*** DATASET CONTENT
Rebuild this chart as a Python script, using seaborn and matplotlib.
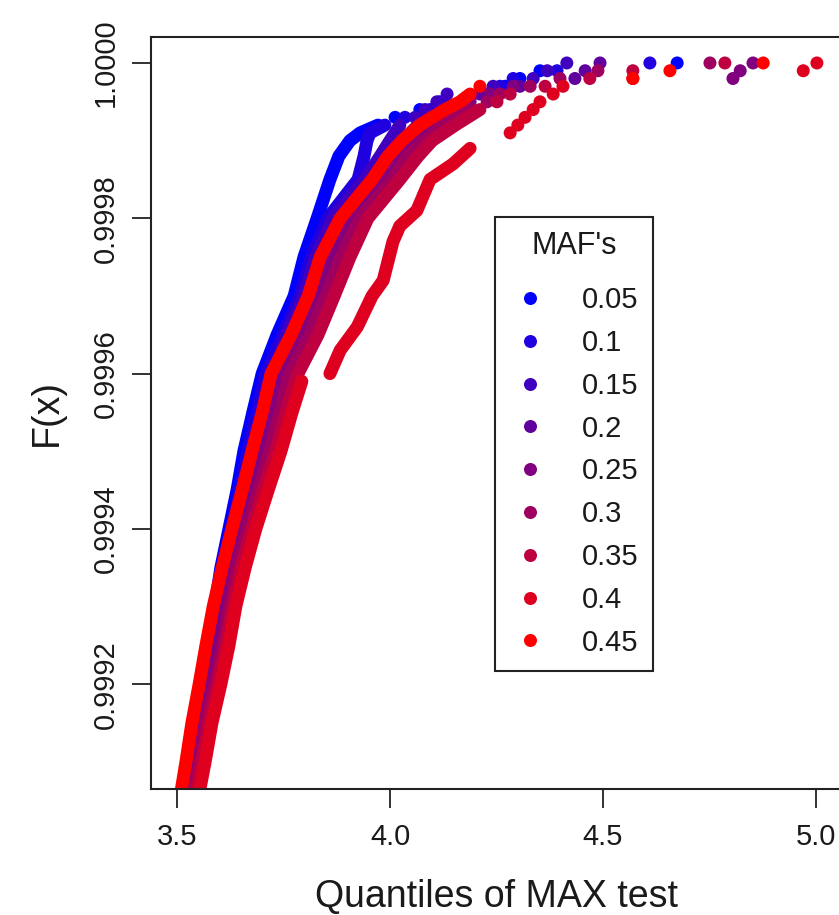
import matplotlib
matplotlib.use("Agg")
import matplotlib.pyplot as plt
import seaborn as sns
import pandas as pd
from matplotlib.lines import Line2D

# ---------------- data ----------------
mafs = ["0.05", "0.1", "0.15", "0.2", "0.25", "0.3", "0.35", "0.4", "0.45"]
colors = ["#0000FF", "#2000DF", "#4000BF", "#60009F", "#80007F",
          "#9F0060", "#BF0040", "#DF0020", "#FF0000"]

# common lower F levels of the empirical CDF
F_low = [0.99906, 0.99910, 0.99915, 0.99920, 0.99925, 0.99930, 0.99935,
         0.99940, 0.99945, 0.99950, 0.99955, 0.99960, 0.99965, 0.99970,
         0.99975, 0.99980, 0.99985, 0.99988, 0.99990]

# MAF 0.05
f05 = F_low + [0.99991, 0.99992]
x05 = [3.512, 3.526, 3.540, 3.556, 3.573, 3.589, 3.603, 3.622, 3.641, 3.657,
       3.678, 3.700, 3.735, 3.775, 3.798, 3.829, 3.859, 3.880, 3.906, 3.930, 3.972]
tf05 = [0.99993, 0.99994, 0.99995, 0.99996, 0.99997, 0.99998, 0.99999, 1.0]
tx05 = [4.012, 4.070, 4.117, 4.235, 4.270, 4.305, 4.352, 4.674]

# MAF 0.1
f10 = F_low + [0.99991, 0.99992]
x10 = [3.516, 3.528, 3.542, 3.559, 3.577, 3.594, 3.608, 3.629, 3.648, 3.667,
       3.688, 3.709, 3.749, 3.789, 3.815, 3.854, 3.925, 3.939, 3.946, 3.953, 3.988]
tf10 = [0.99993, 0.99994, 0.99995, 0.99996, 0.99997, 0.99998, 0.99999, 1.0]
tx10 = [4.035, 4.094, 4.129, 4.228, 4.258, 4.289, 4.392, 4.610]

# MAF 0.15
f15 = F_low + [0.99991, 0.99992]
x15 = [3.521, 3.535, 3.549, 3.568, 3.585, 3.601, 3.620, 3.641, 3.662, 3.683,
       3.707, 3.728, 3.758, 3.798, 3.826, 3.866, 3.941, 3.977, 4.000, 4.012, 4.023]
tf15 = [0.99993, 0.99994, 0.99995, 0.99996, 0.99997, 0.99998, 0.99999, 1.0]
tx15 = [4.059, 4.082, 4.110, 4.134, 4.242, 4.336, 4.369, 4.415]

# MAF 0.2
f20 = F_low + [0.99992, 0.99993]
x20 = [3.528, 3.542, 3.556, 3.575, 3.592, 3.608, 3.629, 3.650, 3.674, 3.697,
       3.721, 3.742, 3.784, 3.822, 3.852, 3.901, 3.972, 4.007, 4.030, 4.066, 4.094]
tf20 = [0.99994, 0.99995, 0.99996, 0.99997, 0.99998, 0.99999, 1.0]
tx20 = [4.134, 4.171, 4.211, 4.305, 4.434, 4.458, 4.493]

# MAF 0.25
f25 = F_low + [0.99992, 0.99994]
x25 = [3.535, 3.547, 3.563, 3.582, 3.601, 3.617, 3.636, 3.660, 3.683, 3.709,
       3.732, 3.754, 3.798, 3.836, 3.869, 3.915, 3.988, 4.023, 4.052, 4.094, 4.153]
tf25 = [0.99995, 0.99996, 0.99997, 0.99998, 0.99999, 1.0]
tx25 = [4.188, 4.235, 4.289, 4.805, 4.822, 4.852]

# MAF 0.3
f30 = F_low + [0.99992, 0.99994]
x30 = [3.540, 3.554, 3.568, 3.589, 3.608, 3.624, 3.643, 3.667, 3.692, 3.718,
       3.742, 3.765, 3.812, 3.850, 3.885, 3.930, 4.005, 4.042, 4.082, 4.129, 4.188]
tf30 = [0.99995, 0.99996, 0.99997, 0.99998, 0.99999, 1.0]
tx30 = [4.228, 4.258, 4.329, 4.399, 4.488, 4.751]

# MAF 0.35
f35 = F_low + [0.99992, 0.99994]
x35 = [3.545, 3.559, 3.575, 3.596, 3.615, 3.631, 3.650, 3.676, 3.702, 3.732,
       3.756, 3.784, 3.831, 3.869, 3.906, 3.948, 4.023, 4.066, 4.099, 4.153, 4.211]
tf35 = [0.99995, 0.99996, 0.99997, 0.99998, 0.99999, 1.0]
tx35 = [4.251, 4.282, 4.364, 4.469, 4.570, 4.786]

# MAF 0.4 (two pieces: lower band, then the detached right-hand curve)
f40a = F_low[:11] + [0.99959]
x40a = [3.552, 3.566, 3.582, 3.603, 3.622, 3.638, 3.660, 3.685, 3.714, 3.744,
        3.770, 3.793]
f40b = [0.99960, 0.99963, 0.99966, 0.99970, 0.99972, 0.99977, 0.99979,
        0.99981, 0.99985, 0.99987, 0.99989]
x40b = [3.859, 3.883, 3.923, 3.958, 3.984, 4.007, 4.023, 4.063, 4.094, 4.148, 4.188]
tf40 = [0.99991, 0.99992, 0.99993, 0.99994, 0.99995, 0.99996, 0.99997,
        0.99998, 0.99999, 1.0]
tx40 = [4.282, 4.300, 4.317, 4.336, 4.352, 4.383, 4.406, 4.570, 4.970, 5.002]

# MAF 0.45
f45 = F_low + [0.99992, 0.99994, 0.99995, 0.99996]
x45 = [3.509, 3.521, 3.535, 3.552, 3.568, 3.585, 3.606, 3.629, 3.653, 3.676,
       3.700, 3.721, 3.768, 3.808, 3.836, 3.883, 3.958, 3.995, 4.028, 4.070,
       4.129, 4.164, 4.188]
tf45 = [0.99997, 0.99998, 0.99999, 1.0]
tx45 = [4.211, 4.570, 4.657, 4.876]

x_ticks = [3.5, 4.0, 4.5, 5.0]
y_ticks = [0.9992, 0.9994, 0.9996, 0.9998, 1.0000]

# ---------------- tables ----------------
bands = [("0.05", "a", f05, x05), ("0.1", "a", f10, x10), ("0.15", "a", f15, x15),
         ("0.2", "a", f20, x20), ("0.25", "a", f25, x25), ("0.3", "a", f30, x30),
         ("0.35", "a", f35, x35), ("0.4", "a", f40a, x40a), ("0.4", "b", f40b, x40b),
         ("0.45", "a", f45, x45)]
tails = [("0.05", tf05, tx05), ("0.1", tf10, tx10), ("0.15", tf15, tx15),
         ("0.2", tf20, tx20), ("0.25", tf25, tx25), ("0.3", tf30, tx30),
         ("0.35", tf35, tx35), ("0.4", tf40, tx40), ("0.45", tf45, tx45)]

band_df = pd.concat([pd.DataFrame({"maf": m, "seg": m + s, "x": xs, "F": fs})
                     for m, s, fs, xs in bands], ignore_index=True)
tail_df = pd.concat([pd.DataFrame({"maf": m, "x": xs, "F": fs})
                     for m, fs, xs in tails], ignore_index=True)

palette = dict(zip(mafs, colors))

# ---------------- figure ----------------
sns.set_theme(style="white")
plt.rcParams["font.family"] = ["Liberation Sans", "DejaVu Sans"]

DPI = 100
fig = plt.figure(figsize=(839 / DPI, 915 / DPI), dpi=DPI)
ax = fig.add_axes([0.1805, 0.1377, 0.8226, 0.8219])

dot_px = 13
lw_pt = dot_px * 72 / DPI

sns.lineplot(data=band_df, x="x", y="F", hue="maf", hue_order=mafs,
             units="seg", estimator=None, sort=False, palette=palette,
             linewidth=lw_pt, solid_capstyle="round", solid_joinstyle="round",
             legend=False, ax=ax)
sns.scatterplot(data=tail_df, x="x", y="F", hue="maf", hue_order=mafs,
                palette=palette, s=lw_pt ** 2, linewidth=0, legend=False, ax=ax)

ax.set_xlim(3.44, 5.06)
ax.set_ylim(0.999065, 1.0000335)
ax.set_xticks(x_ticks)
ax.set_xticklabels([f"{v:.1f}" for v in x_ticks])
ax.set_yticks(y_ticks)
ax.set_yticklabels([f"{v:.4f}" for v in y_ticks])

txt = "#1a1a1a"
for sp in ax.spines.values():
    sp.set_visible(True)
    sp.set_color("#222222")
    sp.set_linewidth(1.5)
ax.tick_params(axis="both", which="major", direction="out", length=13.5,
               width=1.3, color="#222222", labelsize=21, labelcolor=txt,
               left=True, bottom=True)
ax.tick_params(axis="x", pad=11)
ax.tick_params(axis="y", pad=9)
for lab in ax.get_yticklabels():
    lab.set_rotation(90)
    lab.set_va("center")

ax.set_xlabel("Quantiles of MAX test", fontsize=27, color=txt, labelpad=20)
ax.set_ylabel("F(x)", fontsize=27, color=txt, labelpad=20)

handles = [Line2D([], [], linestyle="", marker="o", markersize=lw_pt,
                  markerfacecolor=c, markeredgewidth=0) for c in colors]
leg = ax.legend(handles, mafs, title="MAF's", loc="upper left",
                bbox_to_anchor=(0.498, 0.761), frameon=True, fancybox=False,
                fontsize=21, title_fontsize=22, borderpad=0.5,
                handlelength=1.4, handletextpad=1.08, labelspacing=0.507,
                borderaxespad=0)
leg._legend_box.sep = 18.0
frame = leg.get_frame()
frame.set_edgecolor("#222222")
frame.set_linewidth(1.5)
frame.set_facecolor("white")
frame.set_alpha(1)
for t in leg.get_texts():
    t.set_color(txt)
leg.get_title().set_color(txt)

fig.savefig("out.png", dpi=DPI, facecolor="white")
******
> [WHAT IS ASKED]: Write out again exactly the lines from the start of the data above through the line containing "0.99975, 0.99980, 0.99985, 0.99988, 0.99990]", inclusive, excluding any pictures.

> [EXPECTED ANSWER]:
Rebuild this chart as a Python script, using seaborn and matplotlib.
import matplotlib
matplotlib.use("Agg")
import matplotlib.pyplot as plt
import seaborn as sns
import pandas as pd
from matplotlib.lines import Line2D

# ---------------- data ----------------
mafs = ["0.05", "0.1", "0.15", "0.2", "0.25", "0.3", "0.35", "0.4", "0.45"]
colors = ["#0000FF", "#2000DF", "#4000BF", "#60009F", "#80007F",
          "#9F0060", "#BF0040", "#DF0020", "#FF0000"]

# common lower F levels of the empirical CDF
F_low = [0.99906, 0.99910, 0.99915, 0.99920, 0.99925, 0.99930, 0.99935,
         0.99940, 0.99945, 0.99950, 0.99955, 0.99960, 0.99965, 0.99970,
         0.99975, 0.99980, 0.99985, 0.99988, 0.99990]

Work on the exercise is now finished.